▸ **DATA PROVIDED**
━━━━━━━━━━━━━━━━

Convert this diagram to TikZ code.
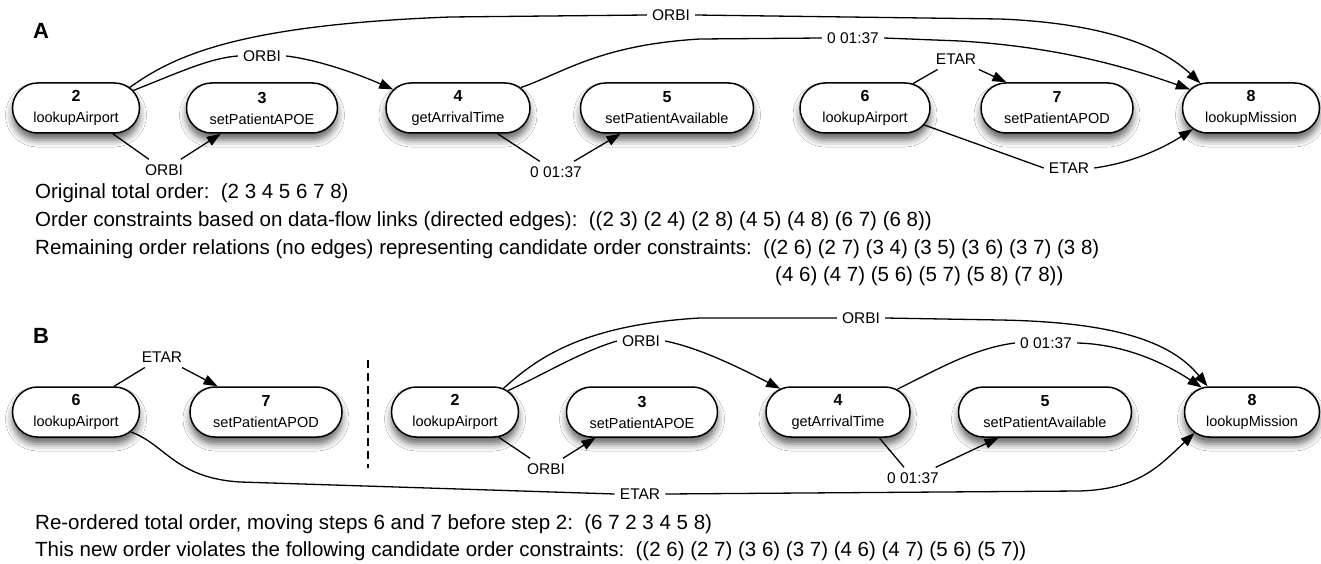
\documentclass[tikz,border=0pt]{standalone}
\usepackage{fontspec}
\setmainfont{Liberation Sans}
\usetikzlibrary{shapes.misc,arrows.meta,shadows.blur}
\tikzset{
  stepnode/.style={rounded rectangle, draw, line width=1.5pt, fill=white, minimum height=50pt,
    inner sep=0pt, align=center, font=\fontsize{14.5}{21}\selectfont,
    blur shadow={shadow xshift=0pt, shadow yshift=-7pt, shadow blur radius=7pt, shadow opacity=60}},
  elabel/.style={font=\fontsize{15.5}{18}\selectfont, inner sep=5pt},
  edge/.style={line width=1.3pt},
  arr/.style={line width=1.3pt, -{Triangle[length=14pt,width=10pt]}},
  maintext/.style={font=\fontsize{20.5}{24}\selectfont, anchor=base west, inner sep=0pt},
  panel/.style={font=\bfseries\fontsize{22}{22}\selectfont, inner sep=0pt},
  sep/.style={line width=1.5pt, dash pattern=on 8pt off 5pt}
}
\newcommand{\stp}[2]{{\bfseries\fontsize{16}{21}\selectfont #1}\\#2}
\begin{document}
\begin{tikzpicture}[x=1pt,y=1pt]
\useasboundingbox (0,0) rectangle (1321,-564);
\fill[white] (0,0) rectangle (1321,-564);

% ---------- Panel A ----------
\node[panel] (labA) at (41,-31) {A};
\node[stepnode, minimum width=127pt] (n2a) at (76,-108) {\stp{2}{lookupAirport}};
\node[stepnode, minimum width=151pt] (n3a) at (262,-108) {\stp{3}{setPatientAPOE}};
\node[stepnode, minimum width=144pt] (n4a) at (458,-108) {\stp{4}{getArrivalTime}};
\node[stepnode, minimum width=173pt] (n5a) at (667,-108) {\stp{5}{setPatientAvailable}};
\node[stepnode, minimum width=130pt] (n6a) at (865,-108) {\stp{6}{lookupAirport}};
\node[stepnode, minimum width=152pt] (n7a) at (1057,-108) {\stp{7}{setPatientAPOD}};
\node[stepnode, minimum width=137pt] (n8a) at (1251,-108) {\stp{8}{lookupMission}};

\node[elabel] (l23a) at (164,-170) {ORBI};
\node[elabel] (l24a) at (262,-56) {ORBI};
\node[elabel] (l28a) at (671,-15) {ORBI};
\node[elabel] (l48a) at (853,-38) {0 01:37};
\node[elabel] (l45a) at (556,-172) {0 01:37};
\node[elabel] (l67a) at (956,-59) {ETAR};
\node[elabel] (l68a) at (1069,-168) {ETAR};

\draw[edge] (n2a.-35) -- (l23a);
\draw[arr] (l23a) -- (n3a.212);
\draw[edge] (n2a.17) .. controls (180,-72) and (210,-58) .. (l24a.west);
\draw[arr] (l24a.east) .. controls (320,-60) and (360,-75) .. (n4a.164);
\draw[edge] (n2a.21) .. controls (175,-55) and (240,-25) .. (450,-17) -- (l28a.west);
\draw[arr] (l28a.east) -- (1000,-19) .. controls (1100,-23) and (1160,-45) .. (n8a.154);
\draw[edge] (n4a.18) .. controls (565,-72) and (600,-45) .. (700,-39) -- (l48a.west);
\draw[arr] (l48a.east) -- (960,-41) .. controls (1060,-47) and (1130,-68) .. (n8a.163);
\draw[edge] (n4a.-33) -- (l45a);
\draw[arr] (l45a) -- (n5a.209);
\draw[edge] (n6a.27) -- (l67a);
\draw[arr] (l67a) -- (n7a.153);
\draw[edge] (n6a.-16) -- (l68a.west);
\draw[arr] (l68a.east) .. controls (1130,-163) and (1160,-150) .. (n8a.200);

\node[maintext] (ta1) at (35,-198) {Original total order:\ \ (2 3 4 5 6 7 8)};
\node[maintext] (ta2) at (35,-226) {Order constraints based on data-flow links (directed edges):\ \ ((2 3) (2 4) (2 8) (4 5) (4 8) (6 7) (6 8))};
\node[maintext] (ta3) at (35,-254) {Remaining order relations (no edges) representing candidate order constraints:\ \ ((2 6) (2 7) (3 4) (3 5) (3 6) (3 7) (3 8)};
\node[maintext] (ta4) at (775,-281) {(4 6) (4 7) (5 6) (5 7) (5 8) (7 8))};

% ---------- Panel B ----------
\node[panel] (labB) at (41,-336) {B};
\node[stepnode, minimum width=127pt] (n6b) at (76,-412) {\stp{6}{lookupAirport}};
\node[stepnode, minimum width=152pt] (n7b) at (266,-412) {\stp{7}{setPatientAPOD}};
\node[stepnode, minimum width=127pt] (n2b) at (455,-412) {\stp{2}{lookupAirport}};
\node[stepnode, minimum width=151pt] (n3b) at (642,-412) {\stp{3}{setPatientAPOE}};
\node[stepnode, minimum width=144pt] (n4b) at (838,-412) {\stp{4}{getArrivalTime}};
\node[stepnode, minimum width=173pt] (n5b) at (1045,-412) {\stp{5}{setPatientAvailable}};
\node[stepnode, minimum width=135pt] (n8b) at (1252,-412) {\stp{8}{lookupMission}};

\coordinate (sepTop) at (368,-360);
\coordinate (sepBot) at (368,-468);
\draw[sep] (sepTop) -- (sepBot);

\node[elabel] (l67b) at (162,-357) {ETAR};
\node[elabel] (l68b) at (640,-494) {ETAR};
\node[elabel] (l23b) at (546,-469) {ORBI};
\node[elabel] (l24b) at (641,-341) {ORBI};
\node[elabel] (l28b) at (861,-318) {ORBI};
\node[elabel] (l48b) at (1046,-343) {0 01:37};
\node[elabel] (l45b) at (913,-478) {0 01:37};

\draw[edge] (n6b.34) -- (l67b);
\draw[arr] (l67b) -- (n7b.152);
\draw[edge] (n6b.-20) .. controls (165,-444) and (175,-478) .. (240,-482) -- (l68b.west);
\draw[arr] (l68b.east) -- (1080,-491) .. controls (1140,-489) and (1160,-465) .. (n8b.200);
\draw[edge] (n2b.-30) -- (l23b);
\draw[arr] (l23b) -- (n3b.209);
\draw[edge] (n2b.22) .. controls (545,-374) and (580,-352) .. (l24b.west);
\draw[arr] (l24b.east) .. controls (700,-348) and (740,-368) .. (n4b.158);
\draw[edge] (n2b.26) .. controls (535,-360) and (580,-325) .. (700,-318) -- (l28b.west);
\draw[arr] (l28b.east) -- (1000,-320) .. controls (1110,-322) and (1170,-340) .. (n8b.150);
\draw[edge] (n4b.21) .. controls (940,-368) and (975,-348) .. (l48b.west);
\draw[arr] (l48b.east) .. controls (1120,-344) and (1160,-360) .. (n8b.154);
\draw[edge] (n4b.-32) -- (l45b);
\draw[arr] (l45b) -- (n5b.209);

\node[maintext] (tb1) at (35,-529) {Re-ordered total order, moving steps 6 and 7 before step 2:\ \ (6 7 2 3 4 5 8)};
\node[maintext] (tb2) at (35,-556) {This new order violates the following candidate order constraints:\ \ ((2 6) (2 7) (3 6) (3 7) (4 6) (4 7) (5 6) (5 7))};
\end{tikzpicture}
\end{document}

━━━━━━━━━━━━━━━━

▸ **WHAT TO PRODUCE**
Give an exact reproduction of every line, leaving out any picture.

▸ **EXPECTED ANSWER**
Convert this diagram to TikZ code.
\documentclass[tikz,border=0pt]{standalone}
\usepackage{fontspec}
\setmainfont{Liberation Sans}
\usetikzlibrary{shapes.misc,arrows.meta,shadows.blur}
\tikzset{
  stepnode/.style={rounded rectangle, draw, line width=1.5pt, fill=white, minimum height=50pt,
    inner sep=0pt, align=center, font=\fontsize{14.5}{21}\selectfont,
    blur shadow={shadow xshift=0pt, shadow yshift=-7pt, shadow blur radius=7pt, shadow opacity=60}},
  elabel/.style={font=\fontsize{15.5}{18}\selectfont, inner sep=5pt},
  edge/.style={line width=1.3pt},
  arr/.style={line width=1.3pt, -{Triangle[length=14pt,width=10pt]}},
  maintext/.style={font=\fontsize{20.5}{24}\selectfont, anchor=base west, inner sep=0pt},
  panel/.style={font=\bfseries\fontsize{22}{22}\selectfont, inner sep=0pt},
  sep/.style={line width=1.5pt, dash pattern=on 8pt off 5pt}
}
\newcommand{\stp}[2]{{\bfseries\fontsize{16}{21}\selectfont #1}\\#2}
\begin{document}
\begin{tikzpicture}[x=1pt,y=1pt]
\useasboundingbox (0,0) rectangle (1321,-564);
\fill[white] (0,0) rectangle (1321,-564);

% ---------- Panel A ----------
\node[panel] (labA) at (41,-31) {A};
\node[stepnode, minimum width=127pt] (n2a) at (76,-108) {\stp{2}{lookupAirport}};
\node[stepnode, minimum width=151pt] (n3a) at (262,-108) {\stp{3}{setPatientAPOE}};
\node[stepnode, minimum width=144pt] (n4a) at (458,-108) {\stp{4}{getArrivalTime}};
\node[stepnode, minimum width=173pt] (n5a) at (667,-108) {\stp{5}{setPatientAvailable}};
\node[stepnode, minimum width=130pt] (n6a) at (865,-108) {\stp{6}{lookupAirport}};
\node[stepnode, minimum width=152pt] (n7a) at (1057,-108) {\stp{7}{setPatientAPOD}};
\node[stepnode, minimum width=137pt] (n8a) at (1251,-108) {\stp{8}{lookupMission}};

\node[elabel] (l23a) at (164,-170) {ORBI};
\node[elabel] (l24a) at (262,-56) {ORBI};
\node[elabel] (l28a) at (671,-15) {ORBI};
\node[elabel] (l48a) at (853,-38) {0 01:37};
\node[elabel] (l45a) at (556,-172) {0 01:37};
\node[elabel] (l67a) at (956,-59) {ETAR};
\node[elabel] (l68a) at (1069,-168) {ETAR};

\draw[edge] (n2a.-35) -- (l23a);
\draw[arr] (l23a) -- (n3a.212);
\draw[edge] (n2a.17) .. controls (180,-72) and (210,-58) .. (l24a.west);
\draw[arr] (l24a.east) .. controls (320,-60) and (360,-75) .. (n4a.164);
\draw[edge] (n2a.21) .. controls (175,-55) and (240,-25) .. (450,-17) -- (l28a.west);
\draw[arr] (l28a.east) -- (1000,-19) .. controls (1100,-23) and (1160,-45) .. (n8a.154);
\draw[edge] (n4a.18) .. controls (565,-72) and (600,-45) .. (700,-39) -- (l48a.west);
\draw[arr] (l48a.east) -- (960,-41) .. controls (1060,-47) and (1130,-68) .. (n8a.163);
\draw[edge] (n4a.-33) -- (l45a);
\draw[arr] (l45a) -- (n5a.209);
\draw[edge] (n6a.27) -- (l67a);
\draw[arr] (l67a) -- (n7a.153);
\draw[edge] (n6a.-16) -- (l68a.west);
\draw[arr] (l68a.east) .. controls (1130,-163) and (1160,-150) .. (n8a.200);

\node[maintext] (ta1) at (35,-198) {Original total order:\ \ (2 3 4 5 6 7 8)};
\node[maintext] (ta2) at (35,-226) {Order constraints based on data-flow links (directed edges):\ \ ((2 3) (2 4) (2 8) (4 5) (4 8) (6 7) (6 8))};
\node[maintext] (ta3) at (35,-254) {Remaining order relations (no edges) representing candidate order constraints:\ \ ((2 6) (2 7) (3 4) (3 5) (3 6) (3 7) (3 8)};
\node[maintext] (ta4) at (775,-281) {(4 6) (4 7) (5 6) (5 7) (5 8) (7 8))};

% ---------- Panel B ----------
\node[panel] (labB) at (41,-336) {B};
\node[stepnode, minimum width=127pt] (n6b) at (76,-412) {\stp{6}{lookupAirport}};
\node[stepnode, minimum width=152pt] (n7b) at (266,-412) {\stp{7}{setPatientAPOD}};
\node[stepnode, minimum width=127pt] (n2b) at (455,-412) {\stp{2}{lookupAirport}};
\node[stepnode, minimum width=151pt] (n3b) at (642,-412) {\stp{3}{setPatientAPOE}};
\node[stepnode, minimum width=144pt] (n4b) at (838,-412) {\stp{4}{getArrivalTime}};
\node[stepnode, minimum width=173pt] (n5b) at (1045,-412) {\stp{5}{setPatientAvailable}};
\node[stepnode, minimum width=135pt] (n8b) at (1252,-412) {\stp{8}{lookupMission}};

\coordinate (sepTop) at (368,-360);
\coordinate (sepBot) at (368,-468);
\draw[sep] (sepTop) -- (sepBot);

\node[elabel] (l67b) at (162,-357) {ETAR};
\node[elabel] (l68b) at (640,-494) {ETAR};
\node[elabel] (l23b) at (546,-469) {ORBI};
\node[elabel] (l24b) at (641,-341) {ORBI};
\node[elabel] (l28b) at (861,-318) {ORBI};
\node[elabel] (l48b) at (1046,-343) {0 01:37};
\node[elabel] (l45b) at (913,-478) {0 01:37};

\draw[edge] (n6b.34) -- (l67b);
\draw[arr] (l67b) -- (n7b.152);
\draw[edge] (n6b.-20) .. controls (165,-444) and (175,-478) .. (240,-482) -- (l68b.west);
\draw[arr] (l68b.east) -- (1080,-491) .. controls (1140,-489) and (1160,-465) .. (n8b.200);
\draw[edge] (n2b.-30) -- (l23b);
\draw[arr] (l23b) -- (n3b.209);
\draw[edge] (n2b.22) .. controls (545,-374) and (580,-352) .. (l24b.west);
\draw[arr] (l24b.east) .. controls (700,-348) and (740,-368) .. (n4b.158);
\draw[edge] (n2b.26) .. controls (535,-360) and (580,-325) .. (700,-318) -- (l28b.west);
\draw[arr] (l28b.east) -- (1000,-320) .. controls (1110,-322) and (1170,-340) .. (n8b.150);
\draw[edge] (n4b.21) .. controls (940,-368) and (975,-348) .. (l48b.west);
\draw[arr] (l48b.east) .. controls (1120,-344) and (1160,-360) .. (n8b.154);
\draw[edge] (n4b.-32) -- (l45b);
\draw[arr] (l45b) -- (n5b.209);

\node[maintext] (tb1) at (35,-529) {Re-ordered total order, moving steps 6 and 7 before step 2:\ \ (6 7 2 3 4 5 8)};
\node[maintext] (tb2) at (35,-556) {This new order violates the following candidate order constraints:\ \ ((2 6) (2 7) (3 6) (3 7) (4 6) (4 7) (5 6) (5 7))};
\end{tikzpicture}
\end{document}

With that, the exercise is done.